Tuesday, April 17
Room 113, Avondale bed and breakfast, 19:54
My alarm went off and I got up, got washed and ate my Weetabix. Irma asleep on through all of this. I heard her alarm and went in to check.
I asked her if she wanted to get up and she said “nnnn”. I told her I had to go and she said “mmm”. I kissed her and left.
I got to Arcada in time to set up and start teaching. I told they class that they seemed ready for a real-world exercise. I showed them Flickity and told them to teach themselves how to use it and make a fully responsive carousel.

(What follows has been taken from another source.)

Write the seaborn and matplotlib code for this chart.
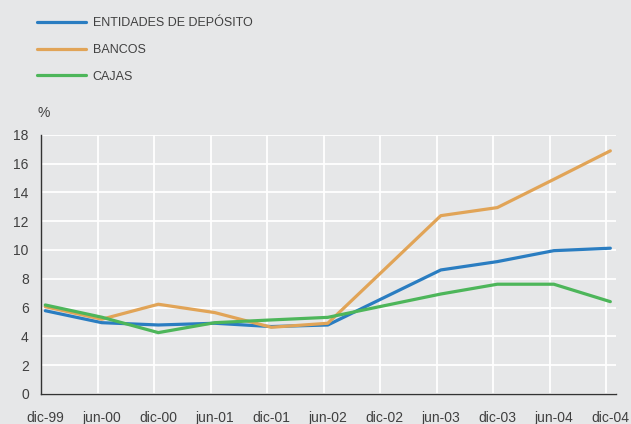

While they grappled with this I had a Skype conversation with Jutta about Tina Two-Languages.
At 14:00 Liisa’s partner Kari arrived and drove us to the airport, where we opted for the lounge since neither of us had had any lunch. I had a lot of meatball salad and apple cake while skillfully avoiding the wine.
On the flight I finished the first series of Young Animals’ Cave Carson comics and then listened to Hammock.
When we arrived in Dublin I remembered where to find things and we got the 747 bus to near Connolly Station. We walked to the corner of Gardiner Street Lower where O’Shea’s stands and agreed to use that as a landmark. I crossed the road and walked ten metres to the guesthouse I had booked when the Townhouse claimed to have no rooms available.
I check into The Avondale and find myself standing in the smallest hotel room I can recall. The bed looks big and will prove as comfortable as it looks. I can stand my case lengthways in the corridor between the bed and the wall, but not sideways.
I message Irma to tell her. I then discover that the advertised wifi doesn’t work. I message Irma to tell her.
Liisa and I will meet an hour later at O’Shea’s for an Irish dinner that involves pie, chips and Guinness. We will listen to the Irish musicians playing in the corner of the room and then leave. Liisa will walk back to her perfectly normal hotel a couple of hundred metres away and I will cross the road and squeeze into room 113. I will go early to bed, according to Irish clocks.
With the lights out it will feel almost like a normal room.